-- Work to be completed --
Copy out the listing that follows exactly, dropping every picture.

-- Exercise input --

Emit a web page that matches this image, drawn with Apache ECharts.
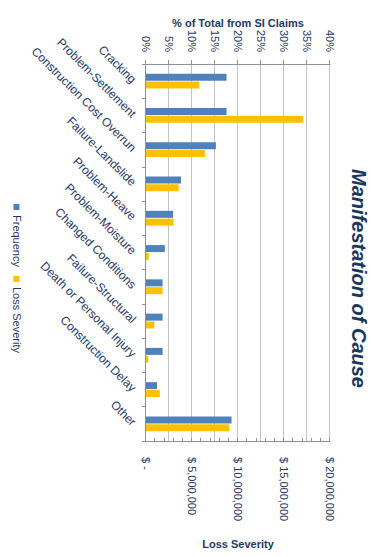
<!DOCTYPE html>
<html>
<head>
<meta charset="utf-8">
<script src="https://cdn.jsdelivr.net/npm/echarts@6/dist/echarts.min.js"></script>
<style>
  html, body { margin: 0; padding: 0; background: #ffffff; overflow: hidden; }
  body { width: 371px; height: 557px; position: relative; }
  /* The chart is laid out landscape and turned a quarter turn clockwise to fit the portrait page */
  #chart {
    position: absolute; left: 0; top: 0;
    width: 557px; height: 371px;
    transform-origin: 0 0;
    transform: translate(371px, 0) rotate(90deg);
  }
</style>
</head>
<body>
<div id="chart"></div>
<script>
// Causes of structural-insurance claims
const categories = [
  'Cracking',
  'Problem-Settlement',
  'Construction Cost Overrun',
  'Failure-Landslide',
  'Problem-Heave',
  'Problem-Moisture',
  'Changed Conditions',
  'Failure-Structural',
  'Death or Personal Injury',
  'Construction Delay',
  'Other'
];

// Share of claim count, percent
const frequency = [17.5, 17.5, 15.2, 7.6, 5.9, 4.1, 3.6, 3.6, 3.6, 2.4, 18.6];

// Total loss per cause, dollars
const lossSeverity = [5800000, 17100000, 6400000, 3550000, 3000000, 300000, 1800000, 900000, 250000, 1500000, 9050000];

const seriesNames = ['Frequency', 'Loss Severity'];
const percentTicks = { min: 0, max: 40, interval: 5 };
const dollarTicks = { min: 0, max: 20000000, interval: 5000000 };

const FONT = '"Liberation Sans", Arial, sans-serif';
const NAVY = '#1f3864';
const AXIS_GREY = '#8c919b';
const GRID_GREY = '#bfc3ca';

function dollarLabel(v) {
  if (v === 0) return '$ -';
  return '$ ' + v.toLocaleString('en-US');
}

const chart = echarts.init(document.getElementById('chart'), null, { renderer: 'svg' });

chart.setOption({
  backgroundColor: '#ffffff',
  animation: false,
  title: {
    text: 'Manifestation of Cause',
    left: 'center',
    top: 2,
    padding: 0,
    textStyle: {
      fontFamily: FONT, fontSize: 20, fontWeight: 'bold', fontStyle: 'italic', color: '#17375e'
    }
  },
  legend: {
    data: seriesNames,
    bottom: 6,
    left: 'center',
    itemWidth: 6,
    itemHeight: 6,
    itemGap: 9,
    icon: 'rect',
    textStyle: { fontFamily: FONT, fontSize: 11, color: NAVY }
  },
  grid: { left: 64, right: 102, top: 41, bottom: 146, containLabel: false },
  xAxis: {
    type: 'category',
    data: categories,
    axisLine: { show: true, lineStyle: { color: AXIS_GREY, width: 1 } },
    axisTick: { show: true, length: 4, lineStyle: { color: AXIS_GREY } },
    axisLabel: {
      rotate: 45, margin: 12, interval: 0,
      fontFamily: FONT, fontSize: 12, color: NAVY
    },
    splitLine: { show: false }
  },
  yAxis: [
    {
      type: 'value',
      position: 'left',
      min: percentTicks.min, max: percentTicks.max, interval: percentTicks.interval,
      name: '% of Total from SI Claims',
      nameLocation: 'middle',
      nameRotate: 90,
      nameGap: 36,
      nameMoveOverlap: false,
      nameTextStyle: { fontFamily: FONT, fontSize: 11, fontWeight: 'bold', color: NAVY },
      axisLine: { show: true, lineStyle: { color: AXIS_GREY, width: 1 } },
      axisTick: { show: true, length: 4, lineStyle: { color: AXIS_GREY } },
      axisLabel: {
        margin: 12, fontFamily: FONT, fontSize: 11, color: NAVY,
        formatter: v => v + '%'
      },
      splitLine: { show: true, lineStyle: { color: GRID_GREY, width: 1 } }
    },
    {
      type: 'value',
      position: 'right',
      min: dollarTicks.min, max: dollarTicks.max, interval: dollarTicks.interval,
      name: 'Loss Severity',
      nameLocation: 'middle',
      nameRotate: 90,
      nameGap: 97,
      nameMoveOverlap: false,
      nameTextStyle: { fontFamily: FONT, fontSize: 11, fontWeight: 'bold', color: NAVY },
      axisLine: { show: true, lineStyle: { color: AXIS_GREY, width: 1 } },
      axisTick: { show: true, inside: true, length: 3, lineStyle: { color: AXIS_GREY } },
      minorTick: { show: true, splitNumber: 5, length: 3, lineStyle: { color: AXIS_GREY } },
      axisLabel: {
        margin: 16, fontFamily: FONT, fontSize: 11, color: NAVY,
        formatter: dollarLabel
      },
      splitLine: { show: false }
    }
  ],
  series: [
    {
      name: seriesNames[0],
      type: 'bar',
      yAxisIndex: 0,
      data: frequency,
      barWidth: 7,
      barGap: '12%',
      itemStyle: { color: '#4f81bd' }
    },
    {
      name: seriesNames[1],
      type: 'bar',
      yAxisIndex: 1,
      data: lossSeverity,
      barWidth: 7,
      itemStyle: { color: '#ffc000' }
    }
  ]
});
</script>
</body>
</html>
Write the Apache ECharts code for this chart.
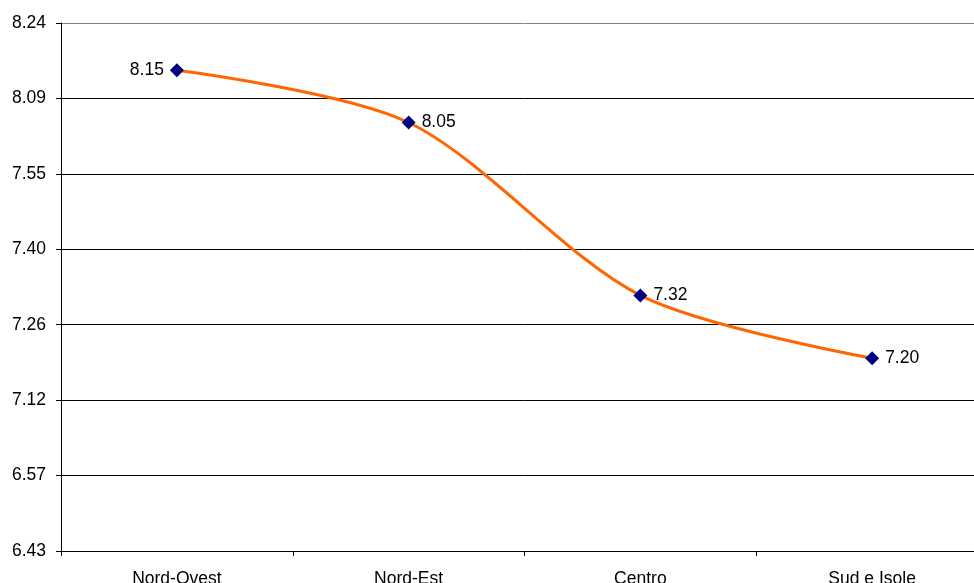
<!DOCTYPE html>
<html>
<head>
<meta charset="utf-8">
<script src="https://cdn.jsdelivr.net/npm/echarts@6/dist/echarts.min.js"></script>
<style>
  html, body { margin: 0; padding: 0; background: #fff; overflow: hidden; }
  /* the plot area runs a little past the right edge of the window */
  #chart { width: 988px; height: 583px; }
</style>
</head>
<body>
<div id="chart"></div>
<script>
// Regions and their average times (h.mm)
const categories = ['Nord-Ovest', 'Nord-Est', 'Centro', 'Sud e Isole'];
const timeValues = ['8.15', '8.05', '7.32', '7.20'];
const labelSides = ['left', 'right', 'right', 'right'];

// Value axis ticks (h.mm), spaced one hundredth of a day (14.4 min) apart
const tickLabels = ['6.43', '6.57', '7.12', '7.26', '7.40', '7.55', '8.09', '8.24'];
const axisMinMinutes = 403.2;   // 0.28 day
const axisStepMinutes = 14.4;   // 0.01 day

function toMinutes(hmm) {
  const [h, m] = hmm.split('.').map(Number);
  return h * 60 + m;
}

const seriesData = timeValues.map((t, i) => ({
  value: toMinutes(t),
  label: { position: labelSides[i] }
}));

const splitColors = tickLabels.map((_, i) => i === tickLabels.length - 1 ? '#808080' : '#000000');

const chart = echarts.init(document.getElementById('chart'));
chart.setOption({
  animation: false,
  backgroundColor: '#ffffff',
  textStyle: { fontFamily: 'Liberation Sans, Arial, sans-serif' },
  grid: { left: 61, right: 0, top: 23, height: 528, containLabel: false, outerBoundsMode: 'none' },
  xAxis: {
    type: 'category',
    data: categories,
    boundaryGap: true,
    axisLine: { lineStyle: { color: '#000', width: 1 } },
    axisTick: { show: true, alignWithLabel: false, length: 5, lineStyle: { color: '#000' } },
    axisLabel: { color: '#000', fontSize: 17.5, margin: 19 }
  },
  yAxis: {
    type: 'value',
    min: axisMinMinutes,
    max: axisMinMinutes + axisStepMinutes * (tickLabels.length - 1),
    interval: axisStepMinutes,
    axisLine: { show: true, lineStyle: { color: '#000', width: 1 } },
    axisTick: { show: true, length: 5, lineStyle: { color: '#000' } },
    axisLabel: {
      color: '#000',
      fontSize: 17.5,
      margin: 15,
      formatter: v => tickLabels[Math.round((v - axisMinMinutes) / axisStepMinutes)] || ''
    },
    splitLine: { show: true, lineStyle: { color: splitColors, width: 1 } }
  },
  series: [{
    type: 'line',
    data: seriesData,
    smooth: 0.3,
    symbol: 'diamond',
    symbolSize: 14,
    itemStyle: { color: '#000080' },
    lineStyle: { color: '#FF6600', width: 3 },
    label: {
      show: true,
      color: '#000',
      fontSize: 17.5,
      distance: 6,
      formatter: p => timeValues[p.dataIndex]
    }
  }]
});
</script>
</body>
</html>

-- Output --
Emit a web page that matches this image, drawn with Apache ECharts.
<!DOCTYPE html>
<html>
<head>
<meta charset="utf-8">
<script src="https://cdn.jsdelivr.net/npm/echarts@6/dist/echarts.min.js"></script>
<style>
  html, body { margin: 0; padding: 0; background: #ffffff; overflow: hidden; }
  body { width: 371px; height: 557px; position: relative; }
  /* The chart is laid out landscape and turned a quarter turn clockwise to fit the portrait page */
  #chart {
    position: absolute; left: 0; top: 0;
    width: 557px; height: 371px;
    transform-origin: 0 0;
    transform: translate(371px, 0) rotate(90deg);
  }
</style>
</head>
<body>
<div id="chart"></div>
<script>
// Causes of structural-insurance claims
const categories = [
  'Cracking',
  'Problem-Settlement',
  'Construction Cost Overrun',
  'Failure-Landslide',
  'Problem-Heave',
  'Problem-Moisture',
  'Changed Conditions',
  'Failure-Structural',
  'Death or Personal Injury',
  'Construction Delay',
  'Other'
];

// Share of claim count, percent
const frequency = [17.5, 17.5, 15.2, 7.6, 5.9, 4.1, 3.6, 3.6, 3.6, 2.4, 18.6];

// Total loss per cause, dollars
const lossSeverity = [5800000, 17100000, 6400000, 3550000, 3000000, 300000, 1800000, 900000, 250000, 1500000, 9050000];

const seriesNames = ['Frequency', 'Loss Severity'];
const percentTicks = { min: 0, max: 40, interval: 5 };
const dollarTicks = { min: 0, max: 20000000, interval: 5000000 };

const FONT = '"Liberation Sans", Arial, sans-serif';
const NAVY = '#1f3864';
const AXIS_GREY = '#8c919b';
const GRID_GREY = '#bfc3ca';

function dollarLabel(v) {
  if (v === 0) return '$ -';
  return '$ ' + v.toLocaleString('en-US');
}

const chart = echarts.init(document.getElementById('chart'), null, { renderer: 'svg' });

chart.setOption({
  backgroundColor: '#ffffff',
  animation: false,
  title: {
    text: 'Manifestation of Cause',
    left: 'center',
    top: 2,
    padding: 0,
    textStyle: {
      fontFamily: FONT, fontSize: 20, fontWeight: 'bold', fontStyle: 'italic', color: '#17375e'
    }
  },
  legend: {
    data: seriesNames,
    bottom: 6,
    left: 'center',
    itemWidth: 6,
    itemHeight: 6,
    itemGap: 9,
    icon: 'rect',
    textStyle: { fontFamily: FONT, fontSize: 11, color: NAVY }
  },
  grid: { left: 64, right: 102, top: 41, bottom: 146, containLabel: false },
  xAxis: {
    type: 'category',
    data: categories,
    axisLine: { show: true, lineStyle: { color: AXIS_GREY, width: 1 } },
    axisTick: { show: true, length: 4, lineStyle: { color: AXIS_GREY } },
    axisLabel: {
      rotate: 45, margin: 12, interval: 0,
      fontFamily: FONT, fontSize: 12, color: NAVY
    },
    splitLine: { show: false }
  },
  yAxis: [
    {
      type: 'value',
      position: 'left',
      min: percentTicks.min, max: percentTicks.max, interval: percentTicks.interval,
      name: '% of Total from SI Claims',
      nameLocation: 'middle',
      nameRotate: 90,
      nameGap: 36,
      nameMoveOverlap: false,
      nameTextStyle: { fontFamily: FONT, fontSize: 11, fontWeight: 'bold', color: NAVY },
      axisLine: { show: true, lineStyle: { color: AXIS_GREY, width: 1 } },
      axisTick: { show: true, length: 4, lineStyle: { color: AXIS_GREY } },
      axisLabel: {
        margin: 12, fontFamily: FONT, fontSize: 11, color: NAVY,
        formatter: v => v + '%'
      },
      splitLine: { show: true, lineStyle: { color: GRID_GREY, width: 1 } }
    },
    {
      type: 'value',
      position: 'right',
      min: dollarTicks.min, max: dollarTicks.max, interval: dollarTicks.interval,
      name: 'Loss Severity',
      nameLocation: 'middle',
      nameRotate: 90,
      nameGap: 97,
      nameMoveOverlap: false,
      nameTextStyle: { fontFamily: FONT, fontSize: 11, fontWeight: 'bold', color: NAVY },
      axisLine: { show: true, lineStyle: { color: AXIS_GREY, width: 1 } },
      axisTick: { show: true, inside: true, length: 3, lineStyle: { color: AXIS_GREY } },
      minorTick: { show: true, splitNumber: 5, length: 3, lineStyle: { color: AXIS_GREY } },
      axisLabel: {
        margin: 16, fontFamily: FONT, fontSize: 11, color: NAVY,
        formatter: dollarLabel
      },
      splitLine: { show: false }
    }
  ],
  series: [
    {
      name: seriesNames[0],
      type: 'bar',
      yAxisIndex: 0,
      data: frequency,
      barWidth: 7,
      barGap: '12%',
      itemStyle: { color: '#4f81bd' }
    },
    {
      name: seriesNames[1],
      type: 'bar',
      yAxisIndex: 1,
      data: lossSeverity,
      barWidth: 7,
      itemStyle: { color: '#ffc000' }
    }
  ]
});
</script>
</body>
</html>
Write the Apache ECharts code for this chart.
<!DOCTYPE html>
<html>
<head>
<meta charset="utf-8">
<script src="https://cdn.jsdelivr.net/npm/echarts@6/dist/echarts.min.js"></script>
<style>
  html, body { margin: 0; padding: 0; background: #fff; overflow: hidden; }
  /* the plot area runs a little past the right edge of the window */
  #chart { width: 988px; height: 583px; }
</style>
</head>
<body>
<div id="chart"></div>
<script>
// Regions and their average times (h.mm)
const categories = ['Nord-Ovest', 'Nord-Est', 'Centro', 'Sud e Isole'];
const timeValues = ['8.15', '8.05', '7.32', '7.20'];
const labelSides = ['left', 'right', 'right', 'right'];

// Value axis ticks (h.mm), spaced one hundredth of a day (14.4 min) apart
const tickLabels = ['6.43', '6.57', '7.12', '7.26', '7.40', '7.55', '8.09', '8.24'];
const axisMinMinutes = 403.2;   // 0.28 day
const axisStepMinutes = 14.4;   // 0.01 day

function toMinutes(hmm) {
  const [h, m] = hmm.split('.').map(Number);
  return h * 60 + m;
}

const seriesData = timeValues.map((t, i) => ({
  value: toMinutes(t),
  label: { position: labelSides[i] }
}));

const splitColors = tickLabels.map((_, i) => i === tickLabels.length - 1 ? '#808080' : '#000000');

const chart = echarts.init(document.getElementById('chart'));
chart.setOption({
  animation: false,
  backgroundColor: '#ffffff',
  textStyle: { fontFamily: 'Liberation Sans, Arial, sans-serif' },
  grid: { left: 61, right: 0, top: 23, height: 528, containLabel: false, outerBoundsMode: 'none' },
  xAxis: {
    type: 'category',
    data: categories,
    boundaryGap: true,
    axisLine: { lineStyle: { color: '#000', width: 1 } },
    axisTick: { show: true, alignWithLabel: false, length: 5, lineStyle: { color: '#000' } },
    axisLabel: { color: '#000', fontSize: 17.5, margin: 19 }
  },
  yAxis: {
    type: 'value',
    min: axisMinMinutes,
    max: axisMinMinutes + axisStepMinutes * (tickLabels.length - 1),
    interval: axisStepMinutes,
    axisLine: { show: true, lineStyle: { color: '#000', width: 1 } },
    axisTick: { show: true, length: 5, lineStyle: { color: '#000' } },
    axisLabel: {
      color: '#000',
      fontSize: 17.5,
      margin: 15,
      formatter: v => tickLabels[Math.round((v - axisMinMinutes) / axisStepMinutes)] || ''
    },
    splitLine: { show: true, lineStyle: { color: splitColors, width: 1 } }
  },
  series: [{
    type: 'line',
    data: seriesData,
    smooth: 0.3,
    symbol: 'diamond',
    symbolSize: 14,
    itemStyle: { color: '#000080' },
    lineStyle: { color: '#FF6600', width: 3 },
    label: {
      show: true,
      color: '#000',
      fontSize: 17.5,
      distance: 6,
      formatter: p => timeValues[p.dataIndex]
    }
  }]
});
</script>
</body>
</html>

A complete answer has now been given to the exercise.